## start Data

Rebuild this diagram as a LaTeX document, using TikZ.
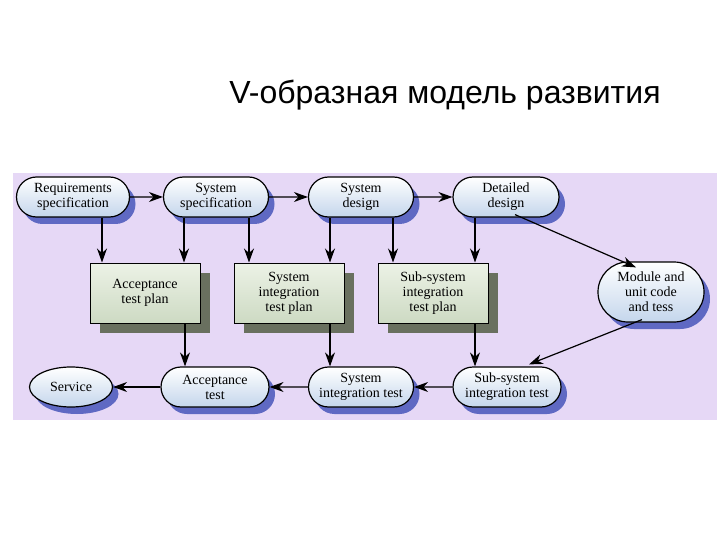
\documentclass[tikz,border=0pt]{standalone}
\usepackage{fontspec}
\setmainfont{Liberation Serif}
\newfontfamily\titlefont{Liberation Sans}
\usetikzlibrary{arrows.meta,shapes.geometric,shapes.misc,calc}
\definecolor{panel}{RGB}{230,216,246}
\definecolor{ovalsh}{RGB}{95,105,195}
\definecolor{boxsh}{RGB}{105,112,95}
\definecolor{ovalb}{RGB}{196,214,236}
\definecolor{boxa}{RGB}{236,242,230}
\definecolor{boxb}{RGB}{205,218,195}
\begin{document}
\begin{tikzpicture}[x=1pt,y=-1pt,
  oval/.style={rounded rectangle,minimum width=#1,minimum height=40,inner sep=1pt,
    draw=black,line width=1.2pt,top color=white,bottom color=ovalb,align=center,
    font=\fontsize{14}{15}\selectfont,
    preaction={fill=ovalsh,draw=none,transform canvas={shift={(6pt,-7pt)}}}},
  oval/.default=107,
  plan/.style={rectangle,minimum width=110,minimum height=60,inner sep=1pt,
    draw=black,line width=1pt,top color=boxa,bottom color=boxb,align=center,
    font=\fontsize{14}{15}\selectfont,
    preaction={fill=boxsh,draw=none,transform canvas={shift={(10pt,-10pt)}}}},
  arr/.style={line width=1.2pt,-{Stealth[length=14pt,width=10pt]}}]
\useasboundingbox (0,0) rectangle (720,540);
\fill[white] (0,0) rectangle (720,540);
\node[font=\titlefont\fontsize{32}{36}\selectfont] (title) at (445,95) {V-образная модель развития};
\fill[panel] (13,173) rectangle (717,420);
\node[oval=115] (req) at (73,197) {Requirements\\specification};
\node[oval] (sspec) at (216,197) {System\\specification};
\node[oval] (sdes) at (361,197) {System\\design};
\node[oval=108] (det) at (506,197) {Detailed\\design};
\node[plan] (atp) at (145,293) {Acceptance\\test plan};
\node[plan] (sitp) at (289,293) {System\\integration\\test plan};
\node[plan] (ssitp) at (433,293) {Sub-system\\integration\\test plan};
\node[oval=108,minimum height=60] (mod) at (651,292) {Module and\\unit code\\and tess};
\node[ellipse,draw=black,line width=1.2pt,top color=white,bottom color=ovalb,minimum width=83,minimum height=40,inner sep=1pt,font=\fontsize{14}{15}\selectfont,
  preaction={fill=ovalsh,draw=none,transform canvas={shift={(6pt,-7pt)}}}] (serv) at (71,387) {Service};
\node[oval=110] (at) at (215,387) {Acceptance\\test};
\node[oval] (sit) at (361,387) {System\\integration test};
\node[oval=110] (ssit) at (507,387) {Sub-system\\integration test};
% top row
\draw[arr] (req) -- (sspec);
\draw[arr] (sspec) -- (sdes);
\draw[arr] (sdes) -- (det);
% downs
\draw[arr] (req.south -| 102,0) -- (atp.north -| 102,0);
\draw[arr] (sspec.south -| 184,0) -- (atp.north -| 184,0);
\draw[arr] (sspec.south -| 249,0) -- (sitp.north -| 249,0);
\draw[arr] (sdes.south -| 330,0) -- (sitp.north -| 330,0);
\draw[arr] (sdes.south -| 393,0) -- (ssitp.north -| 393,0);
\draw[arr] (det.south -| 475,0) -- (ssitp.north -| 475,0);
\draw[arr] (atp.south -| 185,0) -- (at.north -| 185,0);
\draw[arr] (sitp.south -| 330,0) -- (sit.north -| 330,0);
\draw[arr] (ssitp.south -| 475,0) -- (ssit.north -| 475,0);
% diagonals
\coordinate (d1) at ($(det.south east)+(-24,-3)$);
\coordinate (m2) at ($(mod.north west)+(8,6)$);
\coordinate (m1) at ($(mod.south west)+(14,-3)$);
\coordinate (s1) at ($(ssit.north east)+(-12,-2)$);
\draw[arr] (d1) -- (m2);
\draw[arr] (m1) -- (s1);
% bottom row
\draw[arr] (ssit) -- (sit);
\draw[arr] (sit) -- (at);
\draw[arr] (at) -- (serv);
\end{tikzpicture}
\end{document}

## end Data

Exercise instructions: Extract every line of the data exactly; pictures stay out.

Result:
Rebuild this diagram as a LaTeX document, using TikZ.
\documentclass[tikz,border=0pt]{standalone}
\usepackage{fontspec}
\setmainfont{Liberation Serif}
\newfontfamily\titlefont{Liberation Sans}
\usetikzlibrary{arrows.meta,shapes.geometric,shapes.misc,calc}
\definecolor{panel}{RGB}{230,216,246}
\definecolor{ovalsh}{RGB}{95,105,195}
\definecolor{boxsh}{RGB}{105,112,95}
\definecolor{ovalb}{RGB}{196,214,236}
\definecolor{boxa}{RGB}{236,242,230}
\definecolor{boxb}{RGB}{205,218,195}
\begin{document}
\begin{tikzpicture}[x=1pt,y=-1pt,
  oval/.style={rounded rectangle,minimum width=#1,minimum height=40,inner sep=1pt,
    draw=black,line width=1.2pt,top color=white,bottom color=ovalb,align=center,
    font=\fontsize{14}{15}\selectfont,
    preaction={fill=ovalsh,draw=none,transform canvas={shift={(6pt,-7pt)}}}},
  oval/.default=107,
  plan/.style={rectangle,minimum width=110,minimum height=60,inner sep=1pt,
    draw=black,line width=1pt,top color=boxa,bottom color=boxb,align=center,
    font=\fontsize{14}{15}\selectfont,
    preaction={fill=boxsh,draw=none,transform canvas={shift={(10pt,-10pt)}}}},
  arr/.style={line width=1.2pt,-{Stealth[length=14pt,width=10pt]}}]
\useasboundingbox (0,0) rectangle (720,540);
\fill[white] (0,0) rectangle (720,540);
\node[font=\titlefont\fontsize{32}{36}\selectfont] (title) at (445,95) {V-образная модель развития};
\fill[panel] (13,173) rectangle (717,420);
\node[oval=115] (req) at (73,197) {Requirements\\specification};
\node[oval] (sspec) at (216,197) {System\\specification};
\node[oval] (sdes) at (361,197) {System\\design};
\node[oval=108] (det) at (506,197) {Detailed\\design};
\node[plan] (atp) at (145,293) {Acceptance\\test plan};
\node[plan] (sitp) at (289,293) {System\\integration\\test plan};
\node[plan] (ssitp) at (433,293) {Sub-system\\integration\\test plan};
\node[oval=108,minimum height=60] (mod) at (651,292) {Module and\\unit code\\and tess};
\node[ellipse,draw=black,line width=1.2pt,top color=white,bottom color=ovalb,minimum width=83,minimum height=40,inner sep=1pt,font=\fontsize{14}{15}\selectfont,
  preaction={fill=ovalsh,draw=none,transform canvas={shift={(6pt,-7pt)}}}] (serv) at (71,387) {Service};
\node[oval=110] (at) at (215,387) {Acceptance\\test};
\node[oval] (sit) at (361,387) {System\\integration test};
\node[oval=110] (ssit) at (507,387) {Sub-system\\integration test};
% top row
\draw[arr] (req) -- (sspec);
\draw[arr] (sspec) -- (sdes);
\draw[arr] (sdes) -- (det);
% downs
\draw[arr] (req.south -| 102,0) -- (atp.north -| 102,0);
\draw[arr] (sspec.south -| 184,0) -- (atp.north -| 184,0);
\draw[arr] (sspec.south -| 249,0) -- (sitp.north -| 249,0);
\draw[arr] (sdes.south -| 330,0) -- (sitp.north -| 330,0);
\draw[arr] (sdes.south -| 393,0) -- (ssitp.north -| 393,0);
\draw[arr] (det.south -| 475,0) -- (ssitp.north -| 475,0);
\draw[arr] (atp.south -| 185,0) -- (at.north -| 185,0);
\draw[arr] (sitp.south -| 330,0) -- (sit.north -| 330,0);
\draw[arr] (ssitp.south -| 475,0) -- (ssit.north -| 475,0);
% diagonals
\coordinate (d1) at ($(det.south east)+(-24,-3)$);
\coordinate (m2) at ($(mod.north west)+(8,6)$);
\coordinate (m1) at ($(mod.south west)+(14,-3)$);
\coordinate (s1) at ($(ssit.north east)+(-12,-2)$);
\draw[arr] (d1) -- (m2);
\draw[arr] (m1) -- (s1);
% bottom row
\draw[arr] (ssit) -- (sit);
\draw[arr] (sit) -- (at);
\draw[arr] (at) -- (serv);
\end{tikzpicture}
\end{document}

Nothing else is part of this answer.